Does almost sure convergence of $\frac{1}{m}L_m$ imply almost sure convergence of $\frac{1}{m}\max\limits_{k\leq m}L_k$?

69 Views Asked by At

Assume we have a distribution function which is controlled by a parameter $f(x;\theta)$.

If we sample $m$ i.i.d samples from this distribution We can define the sum log-likelihood ratio of the $m$ samples with respect to two distributions parameterized by $\theta$ and $\lambda$ respectively, as:

$ L_m=\sum_{j=1}^m \log \frac{f\left(X(j) ; \theta\right)}{f\left(X(j) ; \lambda\right)} $

By the strong law of large numbers we know that $\frac{1}{m}L_m \xrightarrow{a.s}D(\theta || \lambda)$.

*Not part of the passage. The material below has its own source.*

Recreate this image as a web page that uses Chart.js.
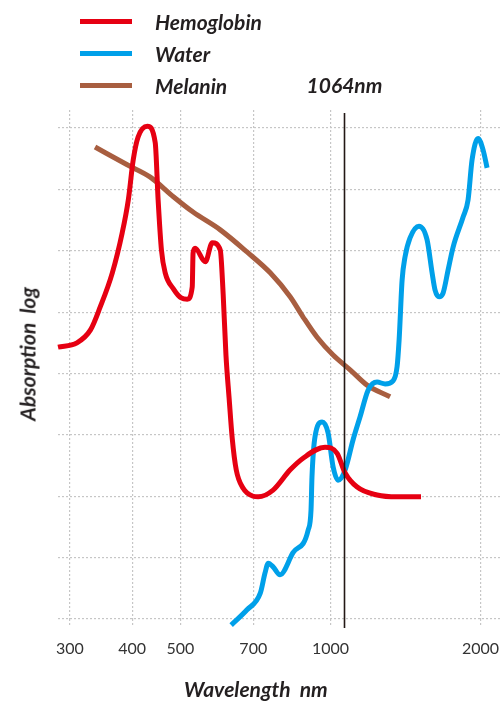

Where D(||) denotes the KL-divergence.

Why does it imply that $\frac{1}{m}\max\limits_{k\leq m}L_k \xrightarrow{a.s}D(\theta || \lambda)$ ?

I've read this claim in an article but it feels weird knowing that the terms in the sum might be negative and thus the sum might get its maximal value at the first index - leading to a series of maximums that never changes.

1

There are 1 best solutions below

2
On BEST ANSWER

This is true for general sequences of random variables. Let $(X_i)_{i\in\mathbb N}$ be a sequence of $\mathbb R$-valued random variables such that $$\frac{1}{m}X_m \rightarrow Z \hspace{1cm} \mathbb P-\text{a.s.}$$ for a non-negative random variable $Z$.

Then for every $\omega\in \Omega\setminus N$, for a null-set $N$, and for any $\epsilon>0$ there is a $K\in\mathbb N$ such that $|\frac{1}{m}X_m(\omega)-Z(\omega)|\leq \epsilon$ for all $m\geq K$. Now we can rewrite the maximum as $$\max_{i=1}^m X_i(\omega) = \max\bigg(\max_{i=1}^KX_i(\omega),\max_{i=K+1}^mX_i(\omega)\bigg).$$ Now note thas as $m\to\infty$ we have $\frac{1}{m}\max_{i=1}^K X_i(\omega) \rightarrow 0$. For the second term we get by $Z(\omega)-\epsilon \leq \frac{1}{i}X_i(\omega)\leq Z(\omega)+\epsilon$: $$Z(\omega)-\epsilon \leq \frac{1}{m}\max_{i=K+1}^m X_i \leq Z(\omega)+\epsilon .$$ Letting $\epsilon\to 0$ and $m\to\infty$ gives the desired result.

Note that the Kullback-Leibler-divergence is a non-negative value, hence the statement given above is applicable.